Good view, not very peaceful though.


The constant fear of what might happen to your child is not something I really expected as part of parenthood. But from the moment I placed her into the moses basked next to me, I would lean over her (not too close, I didn’t want to wake her up) to check that she was still breathing.

A friend came to visit and said that she had friends that had also recently had babies.

‘I never realised before,’ she said, ‘that when people say they’re going to check on their kids when they’re sleeping, they’re actually checking if they’re alive.’


Yup, I can confirm it’s true. The interesting thing is, after three years, I’m kind of used to it. I don’t feel like that all the time, but just occasionally (like on the edge of a big cliff) I am reminded of the fragility of humanity, especially when it is encased in such a tiny form, and I exist for a while in a sort of half-crazed hysteria.

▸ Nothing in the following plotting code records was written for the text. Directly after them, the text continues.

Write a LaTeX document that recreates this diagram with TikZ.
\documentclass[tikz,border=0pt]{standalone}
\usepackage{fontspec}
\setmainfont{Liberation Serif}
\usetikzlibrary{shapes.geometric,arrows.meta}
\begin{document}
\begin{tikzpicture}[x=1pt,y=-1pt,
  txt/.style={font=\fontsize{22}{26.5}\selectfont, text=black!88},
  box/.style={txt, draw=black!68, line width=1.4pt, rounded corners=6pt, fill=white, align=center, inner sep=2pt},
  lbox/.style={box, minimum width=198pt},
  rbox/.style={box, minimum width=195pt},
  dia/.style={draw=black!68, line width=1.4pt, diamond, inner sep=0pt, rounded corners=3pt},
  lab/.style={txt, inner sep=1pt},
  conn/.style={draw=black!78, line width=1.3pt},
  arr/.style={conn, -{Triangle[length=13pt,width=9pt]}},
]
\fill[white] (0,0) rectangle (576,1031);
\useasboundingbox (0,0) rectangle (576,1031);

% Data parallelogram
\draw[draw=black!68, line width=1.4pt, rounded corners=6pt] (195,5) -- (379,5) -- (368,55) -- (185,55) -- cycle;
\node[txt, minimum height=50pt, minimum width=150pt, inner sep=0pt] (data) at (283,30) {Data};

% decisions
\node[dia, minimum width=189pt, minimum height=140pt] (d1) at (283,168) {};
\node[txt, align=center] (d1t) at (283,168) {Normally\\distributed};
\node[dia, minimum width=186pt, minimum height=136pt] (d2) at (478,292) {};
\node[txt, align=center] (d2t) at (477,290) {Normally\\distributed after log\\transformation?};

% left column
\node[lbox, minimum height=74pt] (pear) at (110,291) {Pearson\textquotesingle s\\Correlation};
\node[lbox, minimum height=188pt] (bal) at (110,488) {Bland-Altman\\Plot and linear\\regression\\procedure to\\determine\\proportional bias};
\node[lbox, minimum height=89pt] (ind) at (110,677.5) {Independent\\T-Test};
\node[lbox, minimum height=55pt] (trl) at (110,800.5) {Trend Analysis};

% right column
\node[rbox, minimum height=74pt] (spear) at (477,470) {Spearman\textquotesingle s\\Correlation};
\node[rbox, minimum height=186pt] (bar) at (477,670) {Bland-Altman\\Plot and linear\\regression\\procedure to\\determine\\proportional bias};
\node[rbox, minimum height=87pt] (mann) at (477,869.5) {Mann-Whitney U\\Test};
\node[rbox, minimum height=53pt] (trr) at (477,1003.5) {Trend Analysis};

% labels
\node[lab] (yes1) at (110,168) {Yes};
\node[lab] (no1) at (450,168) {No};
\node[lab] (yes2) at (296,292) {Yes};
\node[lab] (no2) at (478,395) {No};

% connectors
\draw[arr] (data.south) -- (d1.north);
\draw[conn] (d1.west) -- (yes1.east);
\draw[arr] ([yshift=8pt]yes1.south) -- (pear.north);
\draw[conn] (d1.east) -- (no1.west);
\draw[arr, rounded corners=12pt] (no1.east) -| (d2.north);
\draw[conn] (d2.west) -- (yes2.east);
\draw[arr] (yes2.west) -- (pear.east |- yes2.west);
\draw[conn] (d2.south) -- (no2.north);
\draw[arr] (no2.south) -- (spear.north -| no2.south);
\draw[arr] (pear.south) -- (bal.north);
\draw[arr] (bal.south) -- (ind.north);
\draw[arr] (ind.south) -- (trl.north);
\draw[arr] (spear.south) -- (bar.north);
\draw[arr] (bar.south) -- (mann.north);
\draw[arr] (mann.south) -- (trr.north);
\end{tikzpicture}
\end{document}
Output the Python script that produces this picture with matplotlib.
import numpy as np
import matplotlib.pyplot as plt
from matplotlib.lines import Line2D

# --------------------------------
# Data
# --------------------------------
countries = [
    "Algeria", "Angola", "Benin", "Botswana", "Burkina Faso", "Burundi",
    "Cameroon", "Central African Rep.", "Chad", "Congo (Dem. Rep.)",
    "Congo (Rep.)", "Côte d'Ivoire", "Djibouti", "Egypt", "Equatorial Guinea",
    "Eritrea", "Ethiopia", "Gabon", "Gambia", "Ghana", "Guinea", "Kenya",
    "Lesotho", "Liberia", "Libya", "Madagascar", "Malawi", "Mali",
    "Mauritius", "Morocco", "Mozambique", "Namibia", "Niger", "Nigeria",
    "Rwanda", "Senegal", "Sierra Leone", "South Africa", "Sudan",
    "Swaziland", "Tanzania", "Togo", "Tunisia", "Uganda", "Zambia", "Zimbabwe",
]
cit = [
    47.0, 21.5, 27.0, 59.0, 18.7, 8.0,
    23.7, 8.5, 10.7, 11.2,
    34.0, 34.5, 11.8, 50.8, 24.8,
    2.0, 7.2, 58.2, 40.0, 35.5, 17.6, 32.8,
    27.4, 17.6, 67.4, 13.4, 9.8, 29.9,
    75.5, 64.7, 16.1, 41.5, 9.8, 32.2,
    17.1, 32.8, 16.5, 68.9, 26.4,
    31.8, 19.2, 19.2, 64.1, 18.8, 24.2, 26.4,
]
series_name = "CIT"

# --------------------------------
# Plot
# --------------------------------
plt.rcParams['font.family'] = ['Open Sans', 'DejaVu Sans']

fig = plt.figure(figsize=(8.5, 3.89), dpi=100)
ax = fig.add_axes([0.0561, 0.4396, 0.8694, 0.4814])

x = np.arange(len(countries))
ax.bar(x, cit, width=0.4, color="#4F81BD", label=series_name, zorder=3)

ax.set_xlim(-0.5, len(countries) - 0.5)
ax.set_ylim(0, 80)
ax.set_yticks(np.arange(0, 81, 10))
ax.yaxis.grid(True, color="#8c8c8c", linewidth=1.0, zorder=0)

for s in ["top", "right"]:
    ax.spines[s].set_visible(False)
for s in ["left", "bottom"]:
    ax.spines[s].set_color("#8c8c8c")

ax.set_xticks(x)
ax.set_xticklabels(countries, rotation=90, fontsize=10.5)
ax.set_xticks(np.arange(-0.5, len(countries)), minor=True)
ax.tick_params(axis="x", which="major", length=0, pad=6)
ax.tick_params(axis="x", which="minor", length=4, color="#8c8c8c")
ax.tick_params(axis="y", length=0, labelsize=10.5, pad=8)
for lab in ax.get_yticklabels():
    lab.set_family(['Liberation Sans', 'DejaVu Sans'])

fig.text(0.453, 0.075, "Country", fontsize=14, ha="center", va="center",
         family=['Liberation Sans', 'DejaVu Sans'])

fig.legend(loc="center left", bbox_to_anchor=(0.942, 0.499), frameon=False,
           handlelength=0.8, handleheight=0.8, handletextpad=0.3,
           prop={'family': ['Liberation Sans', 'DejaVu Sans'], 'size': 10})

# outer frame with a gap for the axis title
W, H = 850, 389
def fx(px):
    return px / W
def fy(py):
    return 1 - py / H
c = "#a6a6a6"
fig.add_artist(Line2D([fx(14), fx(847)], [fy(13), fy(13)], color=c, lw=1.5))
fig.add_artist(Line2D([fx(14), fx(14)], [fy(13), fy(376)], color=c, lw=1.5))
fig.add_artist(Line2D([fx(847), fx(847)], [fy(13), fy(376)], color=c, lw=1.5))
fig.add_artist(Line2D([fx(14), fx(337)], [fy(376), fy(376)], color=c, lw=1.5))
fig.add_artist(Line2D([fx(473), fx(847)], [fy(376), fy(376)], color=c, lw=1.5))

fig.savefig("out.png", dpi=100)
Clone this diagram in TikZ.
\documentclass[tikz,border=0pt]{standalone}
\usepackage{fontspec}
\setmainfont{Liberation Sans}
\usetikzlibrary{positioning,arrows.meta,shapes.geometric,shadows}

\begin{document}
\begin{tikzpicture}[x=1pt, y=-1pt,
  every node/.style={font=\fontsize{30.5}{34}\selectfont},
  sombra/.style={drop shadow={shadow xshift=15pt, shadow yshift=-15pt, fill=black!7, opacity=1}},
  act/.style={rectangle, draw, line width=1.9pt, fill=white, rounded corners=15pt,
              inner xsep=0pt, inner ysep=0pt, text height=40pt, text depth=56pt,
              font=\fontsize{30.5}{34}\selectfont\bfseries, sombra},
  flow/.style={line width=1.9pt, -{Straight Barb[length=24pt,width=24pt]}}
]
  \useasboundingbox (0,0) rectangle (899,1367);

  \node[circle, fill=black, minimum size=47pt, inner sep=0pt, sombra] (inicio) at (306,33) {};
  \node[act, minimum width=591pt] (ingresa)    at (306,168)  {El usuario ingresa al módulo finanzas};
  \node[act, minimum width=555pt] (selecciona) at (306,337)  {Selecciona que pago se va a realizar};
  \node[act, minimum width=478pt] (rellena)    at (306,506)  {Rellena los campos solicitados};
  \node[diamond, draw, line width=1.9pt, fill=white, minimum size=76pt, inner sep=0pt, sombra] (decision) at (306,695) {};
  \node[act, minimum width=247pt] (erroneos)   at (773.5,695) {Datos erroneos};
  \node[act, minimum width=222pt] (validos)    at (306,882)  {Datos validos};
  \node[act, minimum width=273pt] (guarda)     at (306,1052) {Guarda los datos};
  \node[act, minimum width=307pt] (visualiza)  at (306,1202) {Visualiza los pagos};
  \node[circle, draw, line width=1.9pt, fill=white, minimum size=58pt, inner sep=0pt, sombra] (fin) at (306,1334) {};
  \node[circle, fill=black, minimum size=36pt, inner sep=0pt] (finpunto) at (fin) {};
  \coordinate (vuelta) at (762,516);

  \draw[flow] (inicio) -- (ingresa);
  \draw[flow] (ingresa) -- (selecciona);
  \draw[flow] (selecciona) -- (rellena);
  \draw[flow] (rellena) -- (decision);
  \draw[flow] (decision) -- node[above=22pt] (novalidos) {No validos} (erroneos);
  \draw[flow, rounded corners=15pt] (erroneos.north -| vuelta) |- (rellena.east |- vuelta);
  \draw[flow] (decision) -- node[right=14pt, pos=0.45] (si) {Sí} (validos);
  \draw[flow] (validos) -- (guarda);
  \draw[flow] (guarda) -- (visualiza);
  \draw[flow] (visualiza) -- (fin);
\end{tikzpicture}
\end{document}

I would like to say that this realisation has given me a zest for life, an appreciation that I need to live every day like it’s my last, but when it’s accompanied by three years of broken sleep I think it’s hard to maintain the enthusiasm for that.


Had a bit of a swing at the end to calm myself down


Instead, I think it’s led to the noticing of tiny things. I’ve started keeping a journal where I write down the amusing or unusual things she says (she said she would be ‘four years new’ on her birthday, as she’s clearly not old). I’ve started learning the names of flowers and birds that we see on our walks. I’ve come to the realisation that there are all manner of bugs and scrumpled up leaves that are in fact quite beautiful, if I just stop and look at them.


A combination of her tiny attention and my big fear has resulted in a sort of observational clarity that I don’t think I’ve had since I was a child. Or maybe that’s sleep deprivation too. Either way, it’s rather lovely.